Alex Massie Alex Massie

Scottish Labour’s new leader is unlikely to trouble Davidson or Sturgeon

In the end, it wasn’t even close. Richard Leonard now takes ownership of the black spot handed to every leader of the Scottish Labour party. He defeated Anas Sarwar, the son of the former MP Mohammed of that ilk and the early presumed favourite in the race, by 12,469 votes to 9,516. Mr Leonard is the party’s sixth leader in a decade.

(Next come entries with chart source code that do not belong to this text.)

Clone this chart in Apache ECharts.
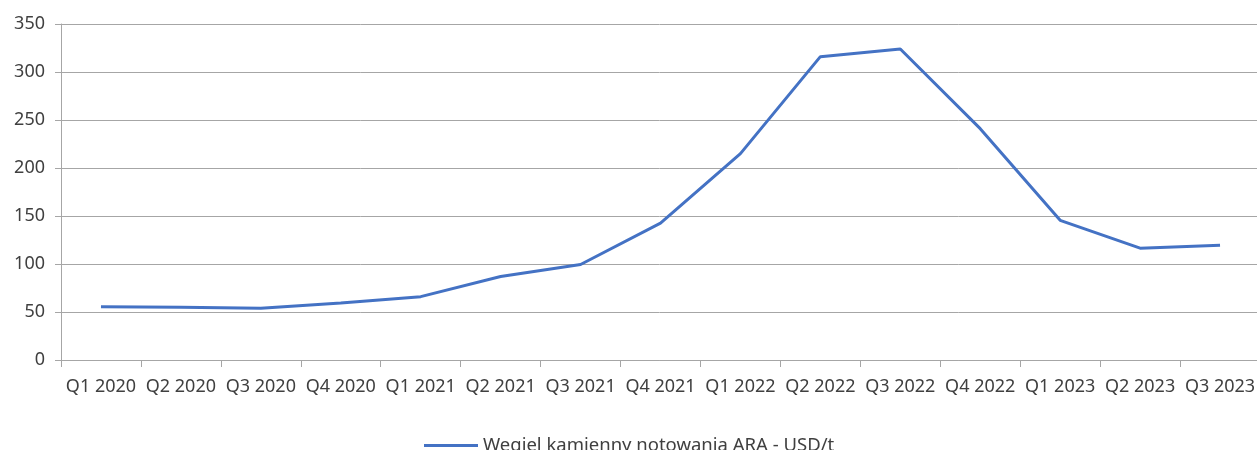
<!DOCTYPE html>
<html>
<head>
<meta charset="utf-8">
<script src="https://cdn.jsdelivr.net/npm/echarts@6/dist/echarts.min.js"></script>
<style>
  html, body { margin: 0; padding: 0; background: #fff; }
  #chart { width: 1257px; height: 450px; }
</style>
</head>
<body>
<div id="chart"></div>
<script>
const quarters = ['Q1 2020', 'Q2 2020', 'Q3 2020', 'Q4 2020', 'Q1 2021', 'Q2 2021', 'Q3 2021', 'Q4 2021',
  'Q1 2022', 'Q2 2022', 'Q3 2022', 'Q4 2022', 'Q1 2023', 'Q2 2023', 'Q3 2023']
const coalPrice = [55.5, 55, 53.8, 59.5, 66, 87, 99.5, 142.5, 215, 316, 324, 241, 145.5, 116.5, 119.5]
const seriesName = 'Węgiel kamienny notowania ARA - USD/t'

const font = '"Noto Sans", "Open Sans", sans-serif'
const textColor = '#404040'
const lineGray = '#a6a6a6'

const chart = echarts.init(document.getElementById('chart'))
chart.setOption({
  animation: false,
  grid: {
    left: 61,
    right: -3,
    top: 24,
    bottom: 90,
    outerBoundsMode: 'none'
  },
  legend: {
    data: [seriesName],
    left: 419,
    top: 431,
    icon: 'rect',
    itemWidth: 54,
    itemHeight: 3,
    textStyle: { fontFamily: font, fontSize: 18.5, color: textColor }
  },
  xAxis: {
    type: 'category',
    data: quarters,
    boundaryGap: true,
    axisLine: { lineStyle: { color: lineGray, width: 1 } },
    axisTick: { show: true, length: 7, alignWithLabel: false, lineStyle: { color: lineGray } },
    axisLabel: { fontFamily: font, fontSize: 18, color: textColor, margin: 18, interval: 0 }
  },
  yAxis: {
    type: 'value',
    min: 0,
    max: 350,
    interval: 50,
    axisLine: { show: true, lineStyle: { color: lineGray, width: 1 } },
    axisTick: { show: true, length: 6, lineStyle: { color: lineGray } },
    splitLine: { lineStyle: { color: lineGray, width: 1 } },
    axisLabel: { fontFamily: font, fontSize: 18, color: textColor, margin: 16 }
  },
  series: [
    {
      name: seriesName,
      type: 'line',
      data: coalPrice,
      showSymbol: false,
      symbol: 'none',
      lineStyle: { color: '#4472c4', width: 3 },
      itemStyle: { color: '#4472c4' }
    }
  ]
})
</script>
</body>
</html>
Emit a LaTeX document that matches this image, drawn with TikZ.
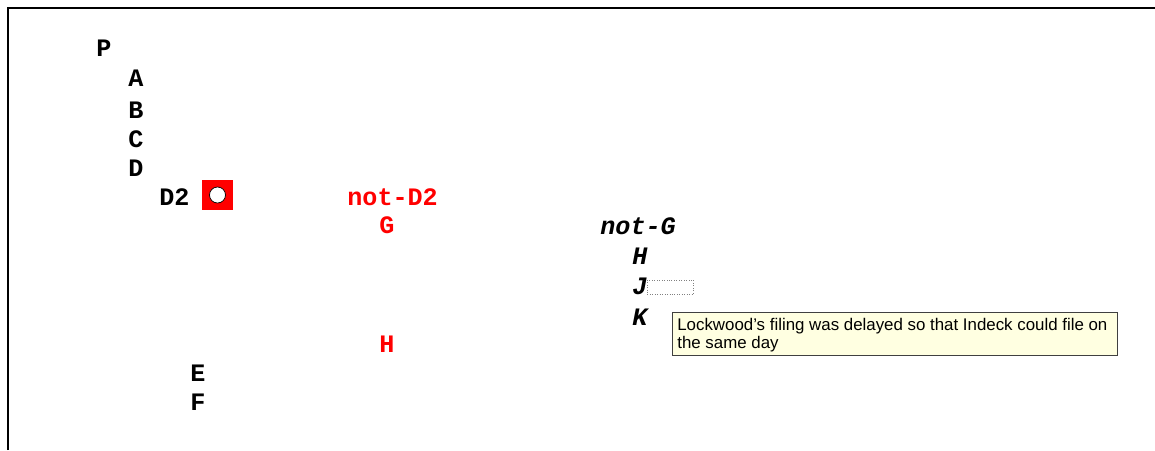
\documentclass[tikz,border=0pt]{standalone}
\usepackage{fontspec}
\setmainfont{Liberation Sans}
\setmonofont{Liberation Mono}
\usetikzlibrary{positioning}
\definecolor{tipyellow}{RGB}{255,255,225}

\begin{document}
\begin{tikzpicture}[
  x=0.02cm,
  y=-0.02cm,
  item/.style={anchor=base west,inner sep=0pt,
    font=\ttfamily\bfseries\fontsize{14.3}{16}\selectfont},
  open/.style={item,text=red},
  slant/.style={item,font=\ttfamily\bfseries\itshape\fontsize{14.3}{16}\selectfont}]

\useasboundingbox (0,0) rectangle (1155,450);

% --- page edge ---
\draw[line width=1.1pt] (8,450) -- (8,8) -- (1155,8);

% --- outline, black items ---
\foreach \n/\x/\y in {P/96/56, A/128/86, B/128/118, C/128/147,
                      D/128/176, D2/159/205, E/190/381, F/190/410}
  \node[item] (\n) at (\x,\y) {\n};

% --- selected radio button ---
\node[fill=red,minimum width=0.62cm,minimum height=0.6cm,inner sep=0pt]
  (radio) at (217.5,195) {};
\node[circle,draw=black,fill=white,minimum size=0.32cm,inner sep=0pt]
  (dot) at (radio.center) {};

% --- alternative branch, red ---
\node[open] (notD2) at (347,205) {not-D2};
\node[open] (G)     at (379,233) {G};
\node[open] (Hred)  at (379,352) {H};

% --- italic branch ---
\node[slant] (notG) at (600,234) {not-G};
\node[slant] (H)    at (632,264) {H};
\node[slant] (J)    at (632,294) {J};
\node[slant] (K)    at (632,325) {K};

% --- empty field after J ---
\node[draw=gray,densely dotted,anchor=west,inner sep=0pt,
  minimum width=0.92cm,minimum height=0.28cm] (jbox) at (647,287) {};

% --- tooltip ---
\node[draw=black!75,fill=tipyellow,anchor=north west,inner sep=0pt,
  minimum width=8.9cm,minimum height=0.86cm] (tip) at (672,312) {};
\node[anchor=north west,inner sep=0pt,align=left,
  font=\fontsize{9.6}{10.2}\selectfont] (tiptext) at ([xshift=0.1cm,yshift=-0.12cm]tip.north west)
  {Lockwood's filing was delayed so that Indeck could file on\\the same day};

\end{tikzpicture}
\end{document}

Sarwar began the contest with several disadvantages, the first of which being that he was relatively well-known. That was sufficient to win him the support of most of his Holyrood colleagues but a grave handicap in terms of a party membership craving something – anything – new. His background hardly helped either. Being a millionaire who sends his children to one of Glasgow’s more prestigious private schools was one thing; the discovery that the Sarwar family business – a lucrative cash and carry enterprise – did not pay its workers the so-called living wage, quite another.

Leonard, by contrast, had the support of the trade unions, especially the GMB for whom he had worked as an organiser for twenty years before winning a list seat in the Scottish parliament last year. The contest was in large part dominated by an unseemly scramble to determine which candidate could sign up the most new members, with, in broad terms the unions matched against the Sarwar machine in Glasgow. The former prevailed amidst all the usual claims of dirty tricks and questionable dealing that are a traditional part of any Scottish Labour stramash.

Leonard began the campaign as the unknown quantity and, remarkably, ends it as the unknown quantity too. He is not a household name even in households that pay attention to politics. If nothing else, this gives him a frisson of novelty.